The prevailing defendant in Louis Vuitton v. My Other Bag, LLC (previously blogged about in Louis Vuitton Left Holding the Bag), in a Motion filed on April 7 in the Southern District of New York (Case 1:14-cv-03419-JMF Document 154), is seeking $802,939.05 in fees and costs for defending Louis Vuitton’s claim that MOB’s parody bag infringed or diluted Louis Vuitton’s rights.
MOB argues that a fee award is justified because Louis Vuitton is a trademark bully. “Trademark bully” is a term that is being used with increasing frequency (See also Three Stripes and You’re Out). MOB used the term “bully” at least 13 times in its motion for fees.

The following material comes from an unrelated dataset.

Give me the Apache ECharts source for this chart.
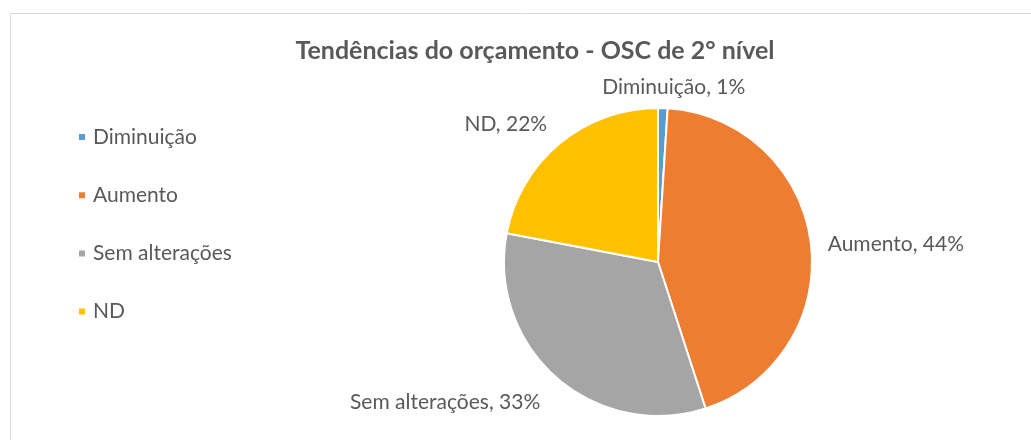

Trademark Owners are put in a difficult position. The failure to aggressively enforce their rights, can allow third party uses that either weaken the mark in a likelihood of confusion analysis, or lessen its fame and distinctiveness in a dilution analysis. For this reason, a trademark owner may (rightly) feel forced to take actions against uses that it might otherwise be inclined to tolerate. And outside of the costs of enforcement, there has been little consequence to taking such actions.
An award of attorneys fees and costs in appropriate cases may be exactly what is needed to tip the scales when enforcement decisions are being made. It is up to the Southern District of New York to judge the propriety of Louis Vuitton’s enforcement efforts and decide whether or not the name “bully” is appropriate.